Perhaps the number of those studying for the priesthood or the religious life is a fairly accurate barometer of ecclesial commitment. The four Jesuit provinces of Ireland, England, Netherlands and Flanders have a handful of young men in formation. Five men from the huge Archdiocese of Brussels-Mechelen and two from the Diocese of Ghent study in the Pope John XXIII seminary in Leuven, and other dioceses and religious orders have no seminarians at all. Six monks are left at the Benedictine monastery of Keisersberg and seven at the Norbertine Park Abbey, and they are all over 65.

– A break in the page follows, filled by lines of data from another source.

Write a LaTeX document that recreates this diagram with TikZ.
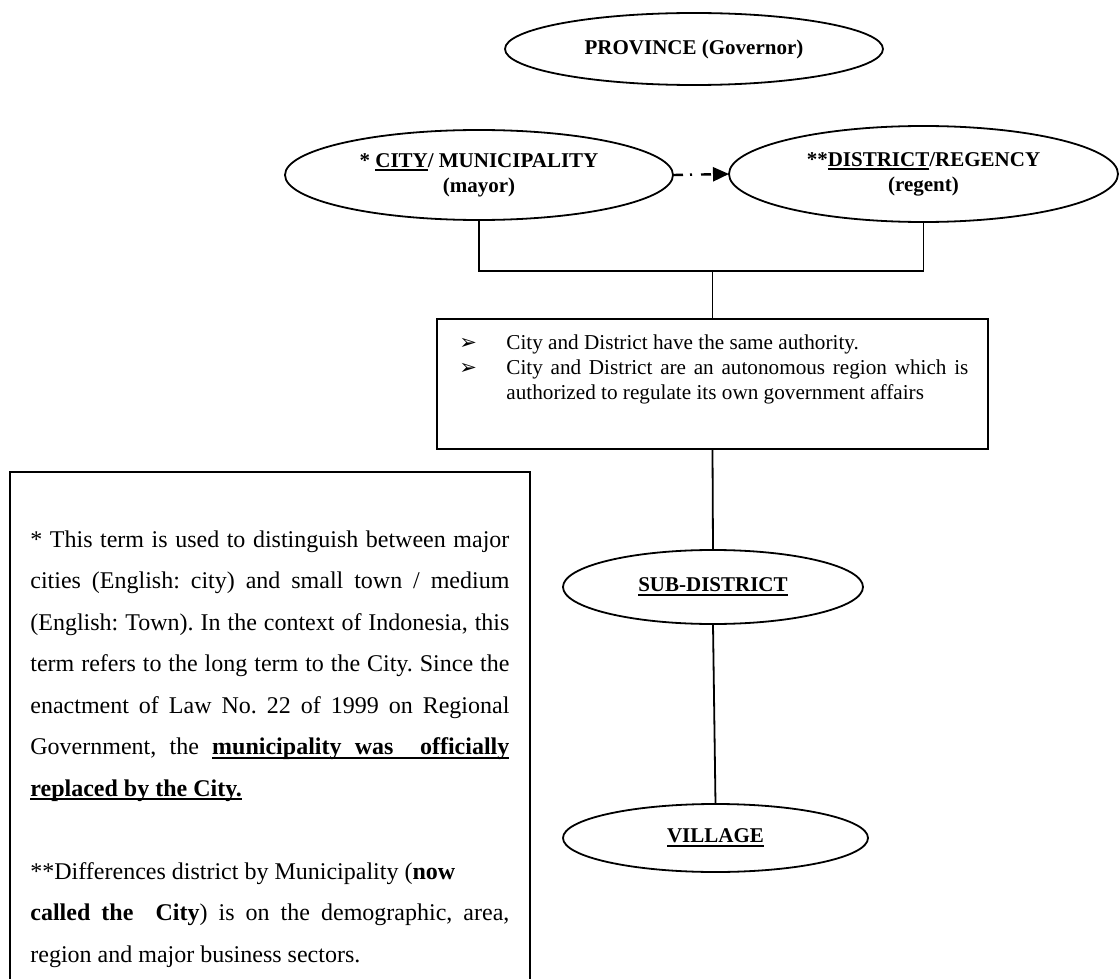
\documentclass[tikz,border=0pt]{standalone}
\usepackage{fontspec}
\setmainfont{Liberation Serif}
\newfontfamily\dejavu{DejaVu Sans}
\usetikzlibrary{shapes.geometric,arrows.meta}
\frenchspacing
\newcommand\jl[1]{\makebox[239.5pt][s]{#1}}
\newcommand\jb[1]{\makebox[231pt][s]{#1}}
\newcommand\bul{\makebox[24pt][l]{\hspace*{0.5pt}{\dejavu\fontsize{10.5}{10}\selectfont ➢}}}
\newcommand\ulw[1]{\setbox0\hbox{#1}\rlap{\vrule height -1.1pt depth 2pt width \wd0}\box0}
\newcommand\ulsp{\leaders\hrule height -1.1pt depth 2pt\hskip 3pt plus 1fil}
\newcommand\nsp{\hskip 3pt plus 1fil}
\begin{document}
\begin{tikzpicture}[x=0.5pt,y=-0.5pt,
  oval/.style={draw, ellipse, line width=0.9pt, inner sep=0pt, outer sep=0pt,
    align=center, font=\fontsize{10.5}{12.5}\selectfont\bfseries},
  frame/.style={draw, rectangle, line width=0.9pt, inner sep=0pt, outer sep=0pt, anchor=north west},
  link/.style={line width=0.9pt},
  dasharrow/.style={line width=1.2pt, dash pattern=on 5pt off 3.5pt on 1pt off 4.5pt,
    -{Triangle[length=8pt,width=7pt]}}
]
\useasboundingbox (0,0) rectangle (1120,979);
\clip (0,0) rectangle (1120,979);

\node[oval, minimum width=189pt, minimum height=36pt] (prov) at (694,49) {PROVINCE (Governor)};
\node[oval, minimum width=194pt, minimum height=45pt] (city) at (479,175) {* \ulw{CITY}/ MUNICIPALITY\\(mayor)};
\node[oval, minimum width=194.5pt, minimum height=48pt] (dist) at (923.5,174) {**\ulw{DISTRICT}/REGENCY\\(regent)};

\node[frame, minimum width=275.5pt, minimum height=65pt] (auth) at (437,319) {};
\node[anchor=base west, inner sep=0pt, align=left, font=\fontsize{10.6}{12.5}\selectfont] (authtext) at (458,399)
  {\bul City and District have the same authority.\\
   \bul\jb{City and District are an autonomous region which is}\\
   \hspace*{24pt}authorized to regulate its own government affairs};

\node[oval, minimum width=150pt, minimum height=37pt] (sub) at (713,587) {\ulw{SUB-DISTRICT}};
\node[oval, minimum width=152.5pt, minimum height=34pt] (vil) at (715.5,838) {\ulw{VILLAGE}};

\node[frame, line width=1pt, minimum width=260pt, minimum height=270pt] (notebox) at (10,472) {};
\node[anchor=base west, inner sep=0pt, align=left, font=\fontsize{12}{20.75}\selectfont] (notetext) at (30,962)
  {\jl{* This term is used to distinguish between major}\\
   \jl{cities (English: city) and small town / medium}\\
   \jl{(English: Town). In the context of Indonesia, this}\\
   \jl{term refers to the long term to the City. Since the}\\
   \jl{enactment of Law No. 22 of 1999 on Regional}\\
   \hbox to 239.5pt{Government,\nsp the\nsp\textbf{\ulw{municipality}\ulsp\ulw{was}\ulsp\ulsp\ulw{officially}}}\\
   \textbf{\ulw{replaced by the City.}}\\
   \mbox{}\\
   **Differences district by Municipality (\textbf{now}\\
   \jl{\textbf{called the\ \ City}) is on the demographic, area,}\\
   region and major business sectors.};

\coordinate (bar) at (0,271);
\draw[dasharrow] (city.east) -- (dist.west);
\draw[link] (city.south) -- (city.south |- bar) -- (dist.south |- bar) -- (dist.south);
\draw[link] (auth.north |- bar) -- (auth.north);
\draw[link] (auth.south) -- (sub.north);
\draw[link] (sub.south) -- (vil.north);
\end{tikzpicture}
\end{document}
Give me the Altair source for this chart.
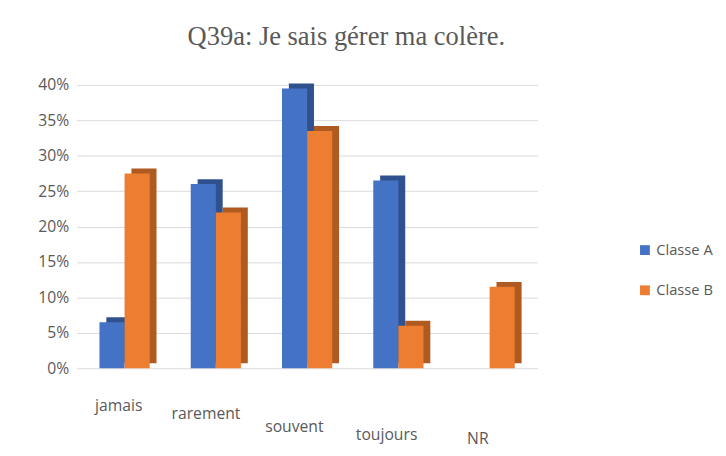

Karl Rahner wrote in an essay in volume seven of his Theological Investigations: “The devout Christian of the future will either be a ‘mystic,’ one who has ‘experienced’ something or he will cease to be anything at all.” Could it be that for millions of secularized Europeans there has been no such experience? They have gone to church now and then, but for many there has been no movement of the heart, no challenge to the will, no stimulus for the mind. Religion has become meaningless and boring. If you see someone in church, it is for a concert, a Bach cantata or a Mozart Mass, or perhaps for a baptism, a wedding or a funeral. But now even the “ethnic” or “cultural” Catholic is disappearing and the sacraments are being neglected. Rahner’s prediction is becoming true. Millions of nominal Christians now “cease to be anything at all.” All those seminaries and convents are almost empty, the great abbey churches and cathedrals are beautiful but underused monuments of a bygone era, though some are rescued from decay by governments who appreciate their value for tourism. Others, like St. Jacob’s and the Dominican church in Leuven, are locked up, with windows broken and roof leaking, quietly waiting for the demolition crew.
The church, of course, is not a collection of sad gray buildings. It is a community of those who have experienced the Lord Jesus. Today, however, that community seems to be dwindling, growing smaller and smaller on the continent of Europe. Is there some lesson here for North America?